What's the difference between the 350 and 500 models? The 350 requires an Ethernet connection, so if your cable/satellite box isn't close to your Internet modem, that's going to be a non-starter. A wired Ethernet connection is going to be more stable and reliable than a wi-fi connection, but that's not really going to be practical for a lot of people these days and the wi-fi connection on the 500 has been really stable. The 500 also has an active USB port that will allow you to connect a hard drive if you've got a large collection of video that you've procured from the Internet. The 500's remote control allows you to access that content on your home TV, along with the Blockbuster On Demand movie rentals and the DishWorld international programming service.

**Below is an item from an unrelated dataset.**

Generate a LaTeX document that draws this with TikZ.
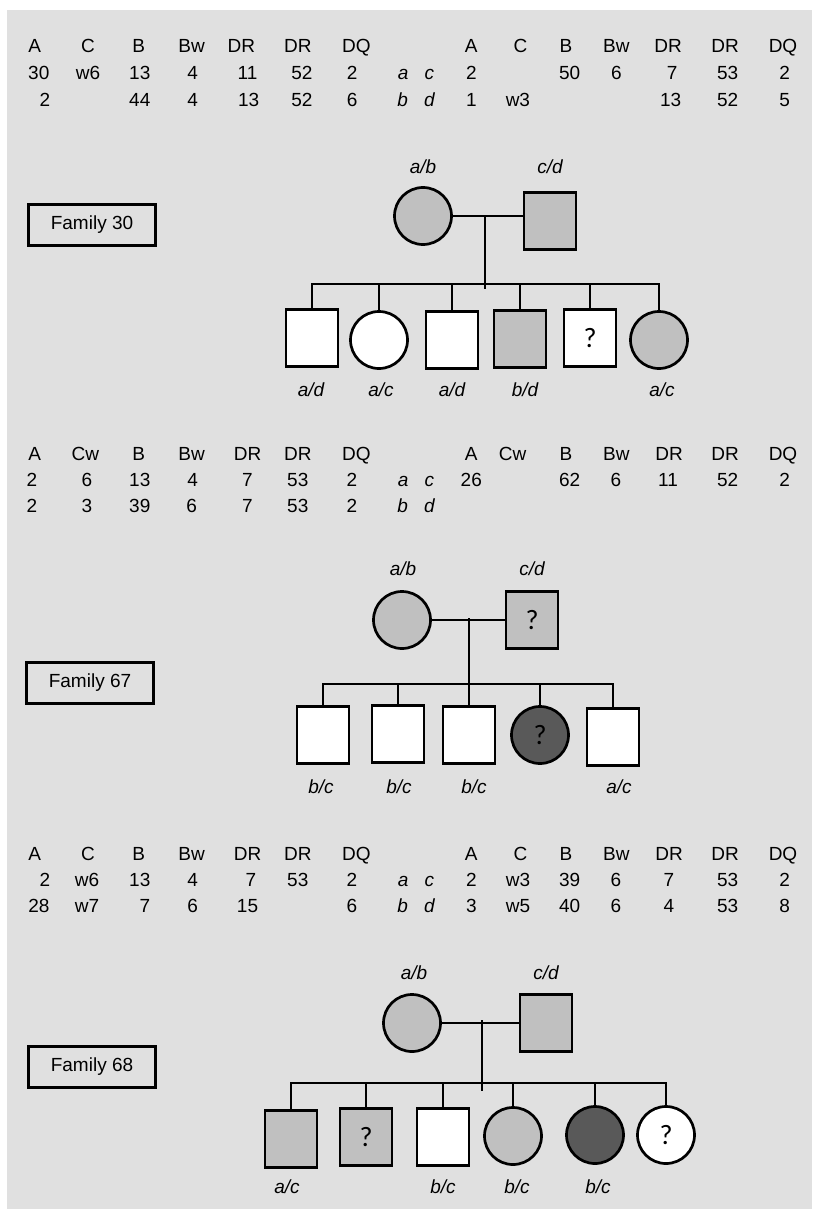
\documentclass[tikz,border=0pt]{standalone}
\usepackage{fontspec}
\setmainfont{Liberation Sans}
\newfontfamily\qfont{Carlito}
\definecolor{bggray}{HTML}{E0E0E0}
\definecolor{lightfill}{HTML}{C0C0C0}
\definecolor{darkfill}{HTML}{595959}
\begin{document}
\begin{tikzpicture}[x=1pt,y=-1pt,
  every node/.style={inner sep=0pt, outer sep=0pt},
  tab/.style={anchor=base, font=\fontsize{19}{23}\selectfont},
  itab/.style={anchor=base, font=\fontsize{19}{23}\selectfont\itshape},
  lab/.style={font=\fontsize{19}{23}\selectfont\itshape},
  person/.style={draw=black, line width=2.7pt, font=\qfont\fontsize{28}{30}\selectfont},
  male/.style={person, rectangle, minimum width=52pt, minimum height=57pt},
  female/.style={person, circle, minimum size=57pt},
  light/.style={fill=lightfill},
  dark/.style={fill=darkfill},
  blank/.style={fill=white},
  famline/.style={line width=2.7pt, line cap=rect},
  fambox/.style={draw, line width=2.7pt, minimum width=127pt, minimum height=41pt, font=\fontsize{19}{23}\selectfont},
]
\useasboundingbox (0,0) rectangle (812,1209);
\fill[white] (0,0) rectangle (812,1209);
\fill[bggray] (7,10) rectangle (812,1209);

% ---------- Section 1 table ----------
\foreach \x/\t [count=\i] in {34.7/A, 88/C, 138.8/B, 191.6/Bw, 241.3/DR, 297.8/DR, 356.3/DQ, 471.3/A, 520.5/C, 566/B, 616.3/Bw, 668/DR, 725/DR, 783/DQ}
  \node[tab] (ta\i) at (\x,53) {\t};
\foreach \x/\t [count=\i] in {38.8/30, 88/w6, 139.8/13, 192.6/4, 247.5/11, 301.9/52, 352.1/2, 471.3/2, 569.6/50, 616.3/6, 672.2/7, 727.6/53, 784.6/2}
  \node[tab] (tb\i) at (\x,80) {\t};
\foreach \x/\t [count=\i] in {45/2, 139.8/44, 192.6/4, 248.6/13, 301.9/52, 352.1/6, 471.3/1, 517.9/w3, 670.6/13, 727.6/52, 784.6/5}
  \node[tab] (tc\i) at (\x,107) {\t};
\node[itab] (ac1) at (416,80) {a\hspace{16pt}c};
\node[itab] (bd1) at (416,107) {b\hspace{16pt}d};

% ---------- Family 30 ----------
\node[fambox] (fam30) at (92,225) {Family 30};
\node[female, light] (m1) at (423,216) {};
\node[male, light] (f1) at (550,221) {};
\node[lab] (m1l) at (423,167) {a/b};
\node[lab] (f1l) at (550,167) {c/d};
\node[male, blank] (c11) at (312,338) {};
\node[female, blank] (c12) at (379,340) {};
\node[male, blank] (c13) at (452,340) {};
\node[male, light] (c14) at (520,339) {};
\node[male, blank] (c15) at (590,338) {?};
\node[female, light] (c16) at (659,340) {};
\node[lab] (c11l) at (311,390) {a/d};
\node[lab] (c12l) at (381,390) {a/c};
\node[lab] (c13l) at (452,390) {a/d};
\node[lab] (c14l) at (525,390) {b/d};
\node[lab] (c16l) at (662,390) {a/c};
\coordinate (v1) at (485,216);
\coordinate (v1b) at (485,288);
\coordinate (s1) at (0,284);
\draw[famline] (m1.east) -- (m1.east -| f1.west);
\draw[famline] (v1) -- (v1b);
\draw[famline] (c11.north |- s1) -- (c16.north |- s1);
\foreach \c in {c11,c12,c13,c14,c15,c16}
  \draw[famline] (\c.north |- s1) -- (\c.north);

% ---------- Section 2 table ----------
\foreach \x/\t [count=\i] in {34.7/A, 85.4/Cw, 138.8/B, 191.6/Bw, 247.5/DR, 297.8/DR, 356.3/DQ, 471.3/A, 512.7/Cw, 566/B, 616.3/Bw, 669/DR, 725/DR, 783/DQ}
  \node[tab] (ua\i) at (\x,460) {\t};
\foreach \x/\t [count=\i] in {32/2, 87/6, 139.8/13, 192.6/4, 247.5/7, 297.8/53, 352/2, 471.3/26, 569.6/62, 616/6, 668/11, 727.6/52, 784.6/2}
  \node[tab] (ub\i) at (\x,486) {\t};
\foreach \x/\t [count=\i] in {32/2, 87/3, 139.8/39, 191.6/6, 247.5/7, 297.8/53, 352/2}
  \node[tab] (uc\i) at (\x,512) {\t};
\node[itab] (ac2) at (416,486) {a\hspace{16pt}c};
\node[itab] (bd2) at (416,512) {b\hspace{16pt}d};

% ---------- Family 67 ----------
\node[fambox] (fam67) at (90,683) {Family 67};
\node[female, light] (m2) at (402,620) {};
\node[male, light] (f2) at (532,620) {?};
\node[lab] (m2l) at (403,569) {a/b};
\node[lab] (f2l) at (532,569) {c/d};
\node[male, blank] (c21) at (323,735) {};
\node[male, blank] (c22) at (398,734) {};
\node[male, blank] (c23) at (469,735) {};
\node[female, dark] (c24) at (540,735) {?};
\node[male, blank] (c25) at (613,737) {};
\node[lab] (c21l) at (321,787) {b/c};
\node[lab] (c22l) at (399,787) {b/c};
\node[lab] (c23l) at (474,787) {b/c};
\node[lab] (c25l) at (619,787) {a/c};
\coordinate (v2) at (469,619);
\coordinate (s2) at (0,684);
\draw[famline] (m2.east) -- (m2.east -| f2.west);
\draw[famline] (v2) -- (v2 |- s2);
\draw[famline] (c21.north |- s2) -- (c25.north |- s2);
\foreach \c in {c21,c22,c23,c24,c25}
  \draw[famline] (\c.north |- s2) -- (\c.north);

% ---------- Section 3 table ----------
\foreach \x/\t [count=\i] in {34.7/A, 88/C, 138.8/B, 191.6/Bw, 247.5/DR, 297.8/DR, 356.3/DQ, 471.3/A, 520.5/C, 566/B, 616.3/Bw, 669/DR, 725/DR, 783/DQ}
  \node[tab] (wa\i) at (\x,860) {\t};
\foreach \x/\t [count=\i] in {45/2, 87/w6, 139.8/13, 192.6/4, 251/7, 297.8/53, 352/2, 471.3/2, 518/w3, 569.6/39, 616/6, 669/7, 727.6/53, 784.6/2}
  \node[tab] (wb\i) at (\x,886) {\t};
\foreach \x/\t [count=\i] in {39/28, 87/w7, 145/7, 192.6/6, 247.5/15, 352/6, 471.3/3, 518/w5, 569.6/40, 616/6, 669/4, 727.6/53, 784.6/8}
  \node[tab] (wc\i) at (\x,912) {\t};
\node[itab] (ac3) at (416,886) {a\hspace{16pt}c};
\node[itab] (bd3) at (416,912) {b\hspace{16pt}d};

% ---------- Family 68 ----------
\node[fambox] (fam68) at (92,1067) {Family 68};
\node[female, light] (m3) at (412,1023) {};
\node[male, light] (f3) at (546,1023) {};
\node[lab] (m3l) at (414,973) {a/b};
\node[lab] (f3l) at (546,973) {c/d};
\node[male, light] (c31) at (291,1139) {};
\node[male, light] (c32) at (366,1137) {?};
\node[male, blank] (c33) at (443,1137) {};
\node[female, light] (c34) at (513,1136) {};
\node[female, dark] (c35) at (595,1135) {};
\node[female, blank] (c36) at (666,1135) {?};
\node[lab] (c31l) at (287,1187) {a/c};
\node[lab] (c33l) at (443,1187) {b/c};
\node[lab] (c34l) at (517,1187) {b/c};
\node[lab] (c35l) at (598,1187) {b/c};
\coordinate (v3) at (482,1021);
\coordinate (v3b) at (482,1090);
\coordinate (s3) at (0,1083);
\draw[famline] (m3.east) -- (m3.east -| f3.west);
\draw[famline] (v3) -- (v3b);
\draw[famline] (c31.north |- s3) -- (c36.north |- s3);
\foreach \c in {c31,c32,c33,c34,c35,c36}
  \draw[famline] (\c.north |- s3) -- (\c.north);
\end{tikzpicture}
\end{document}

Those are relatively off-topic additions for a device that's devoted to off-site streaming, but those services might be useful to someone who doesn't like their current provider's offerings.

If you've got a family membered stationed away from home and you've got a TV box that won't be missed when it's getting used by a Slingbox, one of these devices could be a great gift and an amazing alternative to a 500th viewing of the Old School DVD that's been sitting in the FOB player for the past five years.

Slingbox is 100% legal but still kind of an outlaw product that lets you use programming you've paid for in ways that the networks don't want to allow (yet). They've managed to take a complicated technical task (highjacking a cable signal and diverting it over the Internet) and make it relatively painless for regular people. If you go in understanding all of the cautions and limitations described above, the Slingbox combined with a DVR is by far the best way to remotely keep up with Game of Thrones, the NBA playoffs or even just some back episodes of Yard Crashers.